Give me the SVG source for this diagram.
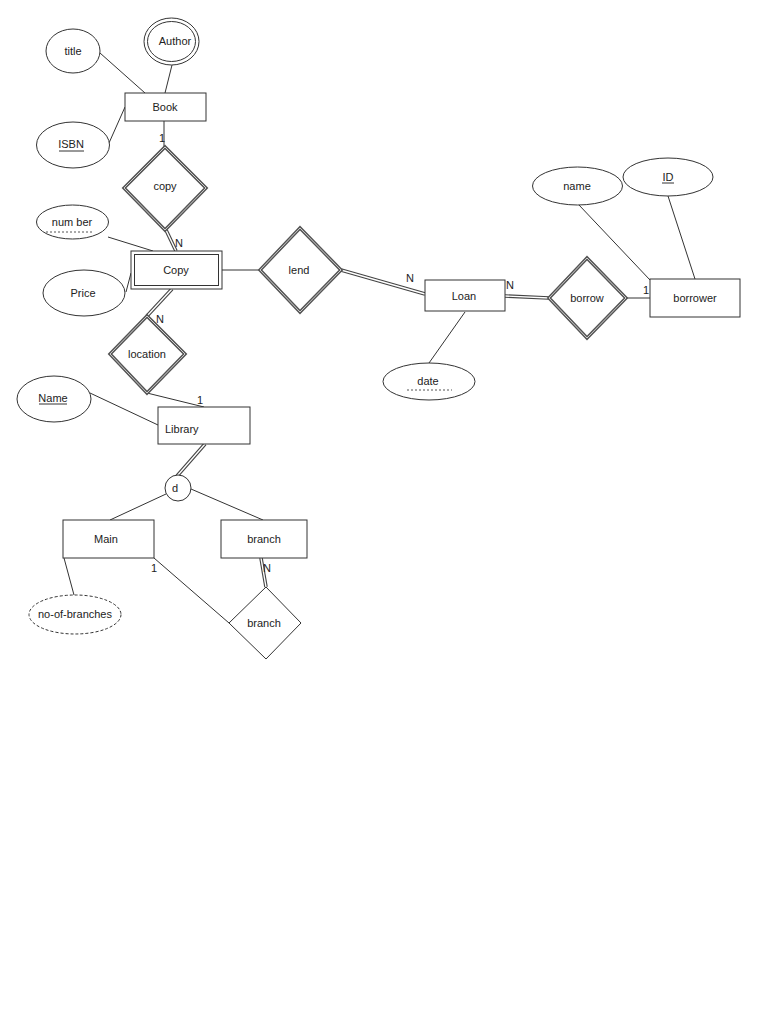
<svg xmlns="http://www.w3.org/2000/svg" width="768" height="1024" viewBox="0 0 768 1024">
<style>
text{font-family:"Liberation Sans",Arial,sans-serif;font-size:11px;fill:#222;text-anchor:middle;dominant-baseline:central}
.l{text-anchor:start}
.e{fill:#fff;stroke:#333;stroke-width:1}
.r{fill:#fff;stroke:#333;stroke-width:1}
.ln{stroke:#333;stroke-width:1;fill:none}
.dbo{stroke:#444;stroke-width:3.6;fill:none}
.dbi{stroke:#fff;stroke-width:1.4;fill:none}
.dd{fill:#fff;stroke:#555;stroke-width:3.4}
.ddi{fill:none;stroke:#ccc;stroke-width:1}
.ul{stroke:#333;stroke-width:1}
.du{stroke:#555;stroke-width:1;stroke-dasharray:2,2}
.lab{font-size:11px}
</style>
<rect width="768" height="1024" fill="#fff"/>
<g id="connectors">
<line class="ln" x1="100" y1="53" x2="145" y2="93"/>
<line class="ln" x1="172" y1="65" x2="165" y2="93"/>
<line class="ln" x1="109" y1="143" x2="125" y2="107"/>
<line class="ln" x1="164" y1="121" x2="164" y2="148"/>
<line class="dbo" x1="166" y1="230" x2="176" y2="251"/>
<line class="dbi" x1="166" y1="230" x2="176" y2="251"/>
<line class="ln" x1="108" y1="237" x2="153" y2="251"/>
<line class="ln" x1="126" y1="292" x2="131" y2="273"/>
<line class="ln" x1="222" y1="270" x2="260" y2="270"/>
<line class="dbo" x1="341" y1="270" x2="425" y2="294"/>
<line class="dbi" x1="341" y1="270" x2="425" y2="294"/>
<line class="ln" x1="465" y1="312" x2="429" y2="363"/>
<line class="dbo" x1="505" y1="296" x2="549" y2="298"/>
<line class="dbi" x1="505" y1="296" x2="549" y2="298"/>
<line class="ln" x1="626" y1="298" x2="650" y2="298"/>
<line class="ln" x1="579" y1="205" x2="650" y2="280"/>
<line class="ln" x1="668" y1="196" x2="695" y2="279"/>
<line class="dbo" x1="172" y1="289" x2="147" y2="316"/>
<line class="dbi" x1="172" y1="289" x2="147" y2="316"/>
<line class="ln" x1="147" y1="393" x2="204" y2="407"/>
<line class="ln" x1="90" y1="393" x2="158" y2="425"/>
<line class="dbo" x1="205" y1="444" x2="177" y2="476"/>
<line class="dbi" x1="205" y1="444" x2="177" y2="476"/>
<line class="ln" x1="166" y1="494" x2="110" y2="520"/>
<line class="ln" x1="191" y1="489" x2="263" y2="520"/>
<line class="ln" x1="64" y1="558" x2="74" y2="595"/>
<line class="ln" x1="154" y1="558" x2="229" y2="623"/>
<line class="dbo" x1="261" y1="558" x2="266" y2="587"/>
<line class="dbi" x1="261" y1="558" x2="266" y2="587"/>
<text x="162" y="138">1</text>
<text x="179" y="243">N</text>
<text x="410" y="278">N</text>
<text x="510" y="285">N</text>
<text x="646" y="290">1</text>
<text x="160" y="319">N</text>
<text x="200" y="400">1</text>
<text x="154" y="568">1</text>
<text x="267" y="568">N</text>
</g>
<g id="title"><ellipse class="e" cx="73" cy="51" rx="27" ry="22"/><text x="73" y="51">title</text></g>
<g id="author"><ellipse class="e" cx="171.5" cy="41.5" rx="27.5" ry="23.5"/><ellipse class="e" cx="171.5" cy="41.5" rx="24" ry="20"/><text x="175" y="41">Author</text></g>
<g id="book"><rect class="r" x="125" y="93" width="81" height="28"/><text x="165" y="107">Book</text></g>
<g id="isbn"><ellipse class="e" cx="73" cy="145" rx="36.5" ry="23"/><text x="71" y="144">ISBN</text><line class="ul" x1="59" y1="151" x2="84" y2="151"/></g>
<g id="copy-rel"><polygon class="dd" points="165,147 206,188 165,230 124,188"/><polygon class="ddi" points="165,147 206,188 165,230 124,188"/><text x="165" y="186">copy</text></g>
<g id="number"><ellipse class="e" cx="72.5" cy="222" rx="36" ry="17"/><text x="72" y="222">num ber</text><line class="du" x1="46" y1="232" x2="92" y2="232"/></g>
<g id="copy-ent"><rect class="r" x="131" y="251" width="91" height="38" stroke-width="1.3"/><rect class="r" x="134.5" y="254.5" width="84" height="31"/><text x="176" y="270">Copy</text></g>
<g id="price"><ellipse class="e" cx="84" cy="293" rx="41" ry="23"/><text x="83" y="293">Price</text></g>
<g id="lend"><polygon class="dd" points="300,228 341,270 300,312 260,270"/><polygon class="ddi" points="300,228 341,270 300,312 260,270"/><text x="299" y="270">lend</text></g>
<g id="loan"><rect class="r" x="425" y="280" width="80" height="31" stroke-width="2"/><text x="464" y="296">Loan</text></g>
<g id="date"><ellipse class="e" cx="429" cy="381.5" rx="46" ry="18.5"/><text x="428" y="381">date</text><line class="du" x1="407" y1="390" x2="452" y2="390"/></g>
<g id="borrow"><polygon class="dd" points="587,258 626,298 587,338 549,298"/><polygon class="ddi" points="587,258 626,298 587,338 549,298"/><text x="587" y="298">borrow</text></g>
<g id="borrower"><rect class="r" x="650" y="279" width="90" height="38"/><text x="695" y="298">borrower</text></g>
<g id="name"><ellipse class="e" cx="577.5" cy="186" rx="45" ry="19"/><text x="577" y="186">name</text></g>
<g id="id"><ellipse class="e" cx="668" cy="177" rx="45" ry="19"/><text x="668" y="177">ID</text><line class="ul" x1="662" y1="183" x2="674" y2="183"/></g>
<g id="location"><polygon class="dd" points="147,316 185,354 147,393 110,354"/><polygon class="ddi" points="147,316 185,354 147,393 110,354"/><text x="147" y="354">location</text></g>
<g id="name2"><ellipse class="e" cx="54" cy="399" rx="37" ry="23"/><text x="53" y="398">Name</text><line class="ul" x1="39" y1="404" x2="67" y2="404"/></g>
<g id="library"><rect class="r" x="158" y="407" width="92" height="37"/><text class="l" x="165" y="429">Library</text></g>
<g id="d"><circle class="e" cx="178" cy="488" r="13"/><text x="175" y="488">d</text></g>
<g id="main"><rect class="r" x="63" y="520" width="91" height="38"/><text x="106" y="539">Main</text></g>
<g id="branch-ent"><rect class="r" x="221" y="520" width="86" height="38"/><text x="264" y="539">branch</text></g>
<g id="noofbranches"><ellipse class="e" cx="75" cy="614.5" rx="46" ry="19.5" stroke-dasharray="3,2"/><text x="75" y="614">no-of-branches</text></g>
<g id="branch-rel"><polygon class="r" points="266,587 301,623 266,659 229,623"/><text x="264" y="623">branch</text></g>
</svg>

####################

- _WHAT NEEDS TO BE DONE_
Keep the pictures out of the copy and write out the data exactly as it stands.

- _RESULT OF THE TASK_
Give me the SVG source for this diagram.
<svg xmlns="http://www.w3.org/2000/svg" width="768" height="1024" viewBox="0 0 768 1024">
<style>
text{font-family:"Liberation Sans",Arial,sans-serif;font-size:11px;fill:#222;text-anchor:middle;dominant-baseline:central}
.l{text-anchor:start}
.e{fill:#fff;stroke:#333;stroke-width:1}
.r{fill:#fff;stroke:#333;stroke-width:1}
.ln{stroke:#333;stroke-width:1;fill:none}
.dbo{stroke:#444;stroke-width:3.6;fill:none}
.dbi{stroke:#fff;stroke-width:1.4;fill:none}
.dd{fill:#fff;stroke:#555;stroke-width:3.4}
.ddi{fill:none;stroke:#ccc;stroke-width:1}
.ul{stroke:#333;stroke-width:1}
.du{stroke:#555;stroke-width:1;stroke-dasharray:2,2}
.lab{font-size:11px}
</style>
<rect width="768" height="1024" fill="#fff"/>
<g id="connectors">
<line class="ln" x1="100" y1="53" x2="145" y2="93"/>
<line class="ln" x1="172" y1="65" x2="165" y2="93"/>
<line class="ln" x1="109" y1="143" x2="125" y2="107"/>
<line class="ln" x1="164" y1="121" x2="164" y2="148"/>
<line class="dbo" x1="166" y1="230" x2="176" y2="251"/>
<line class="dbi" x1="166" y1="230" x2="176" y2="251"/>
<line class="ln" x1="108" y1="237" x2="153" y2="251"/>
<line class="ln" x1="126" y1="292" x2="131" y2="273"/>
<line class="ln" x1="222" y1="270" x2="260" y2="270"/>
<line class="dbo" x1="341" y1="270" x2="425" y2="294"/>
<line class="dbi" x1="341" y1="270" x2="425" y2="294"/>
<line class="ln" x1="465" y1="312" x2="429" y2="363"/>
<line class="dbo" x1="505" y1="296" x2="549" y2="298"/>
<line class="dbi" x1="505" y1="296" x2="549" y2="298"/>
<line class="ln" x1="626" y1="298" x2="650" y2="298"/>
<line class="ln" x1="579" y1="205" x2="650" y2="280"/>
<line class="ln" x1="668" y1="196" x2="695" y2="279"/>
<line class="dbo" x1="172" y1="289" x2="147" y2="316"/>
<line class="dbi" x1="172" y1="289" x2="147" y2="316"/>
<line class="ln" x1="147" y1="393" x2="204" y2="407"/>
<line class="ln" x1="90" y1="393" x2="158" y2="425"/>
<line class="dbo" x1="205" y1="444" x2="177" y2="476"/>
<line class="dbi" x1="205" y1="444" x2="177" y2="476"/>
<line class="ln" x1="166" y1="494" x2="110" y2="520"/>
<line class="ln" x1="191" y1="489" x2="263" y2="520"/>
<line class="ln" x1="64" y1="558" x2="74" y2="595"/>
<line class="ln" x1="154" y1="558" x2="229" y2="623"/>
<line class="dbo" x1="261" y1="558" x2="266" y2="587"/>
<line class="dbi" x1="261" y1="558" x2="266" y2="587"/>
<text x="162" y="138">1</text>
<text x="179" y="243">N</text>
<text x="410" y="278">N</text>
<text x="510" y="285">N</text>
<text x="646" y="290">1</text>
<text x="160" y="319">N</text>
<text x="200" y="400">1</text>
<text x="154" y="568">1</text>
<text x="267" y="568">N</text>
</g>
<g id="title"><ellipse class="e" cx="73" cy="51" rx="27" ry="22"/><text x="73" y="51">title</text></g>
<g id="author"><ellipse class="e" cx="171.5" cy="41.5" rx="27.5" ry="23.5"/><ellipse class="e" cx="171.5" cy="41.5" rx="24" ry="20"/><text x="175" y="41">Author</text></g>
<g id="book"><rect class="r" x="125" y="93" width="81" height="28"/><text x="165" y="107">Book</text></g>
<g id="isbn"><ellipse class="e" cx="73" cy="145" rx="36.5" ry="23"/><text x="71" y="144">ISBN</text><line class="ul" x1="59" y1="151" x2="84" y2="151"/></g>
<g id="copy-rel"><polygon class="dd" points="165,147 206,188 165,230 124,188"/><polygon class="ddi" points="165,147 206,188 165,230 124,188"/><text x="165" y="186">copy</text></g>
<g id="number"><ellipse class="e" cx="72.5" cy="222" rx="36" ry="17"/><text x="72" y="222">num ber</text><line class="du" x1="46" y1="232" x2="92" y2="232"/></g>
<g id="copy-ent"><rect class="r" x="131" y="251" width="91" height="38" stroke-width="1.3"/><rect class="r" x="134.5" y="254.5" width="84" height="31"/><text x="176" y="270">Copy</text></g>
<g id="price"><ellipse class="e" cx="84" cy="293" rx="41" ry="23"/><text x="83" y="293">Price</text></g>
<g id="lend"><polygon class="dd" points="300,228 341,270 300,312 260,270"/><polygon class="ddi" points="300,228 341,270 300,312 260,270"/><text x="299" y="270">lend</text></g>
<g id="loan"><rect class="r" x="425" y="280" width="80" height="31" stroke-width="2"/><text x="464" y="296">Loan</text></g>
<g id="date"><ellipse class="e" cx="429" cy="381.5" rx="46" ry="18.5"/><text x="428" y="381">date</text><line class="du" x1="407" y1="390" x2="452" y2="390"/></g>
<g id="borrow"><polygon class="dd" points="587,258 626,298 587,338 549,298"/><polygon class="ddi" points="587,258 626,298 587,338 549,298"/><text x="587" y="298">borrow</text></g>
<g id="borrower"><rect class="r" x="650" y="279" width="90" height="38"/><text x="695" y="298">borrower</text></g>
<g id="name"><ellipse class="e" cx="577.5" cy="186" rx="45" ry="19"/><text x="577" y="186">name</text></g>
<g id="id"><ellipse class="e" cx="668" cy="177" rx="45" ry="19"/><text x="668" y="177">ID</text><line class="ul" x1="662" y1="183" x2="674" y2="183"/></g>
<g id="location"><polygon class="dd" points="147,316 185,354 147,393 110,354"/><polygon class="ddi" points="147,316 185,354 147,393 110,354"/><text x="147" y="354">location</text></g>
<g id="name2"><ellipse class="e" cx="54" cy="399" rx="37" ry="23"/><text x="53" y="398">Name</text><line class="ul" x1="39" y1="404" x2="67" y2="404"/></g>
<g id="library"><rect class="r" x="158" y="407" width="92" height="37"/><text class="l" x="165" y="429">Library</text></g>
<g id="d"><circle class="e" cx="178" cy="488" r="13"/><text x="175" y="488">d</text></g>
<g id="main"><rect class="r" x="63" y="520" width="91" height="38"/><text x="106" y="539">Main</text></g>
<g id="branch-ent"><rect class="r" x="221" y="520" width="86" height="38"/><text x="264" y="539">branch</text></g>
<g id="noofbranches"><ellipse class="e" cx="75" cy="614.5" rx="46" ry="19.5" stroke-dasharray="3,2"/><text x="75" y="614">no-of-branches</text></g>
<g id="branch-rel"><polygon class="r" points="266,587 301,623 266,659 229,623"/><text x="264" y="623">branch</text></g>
</svg>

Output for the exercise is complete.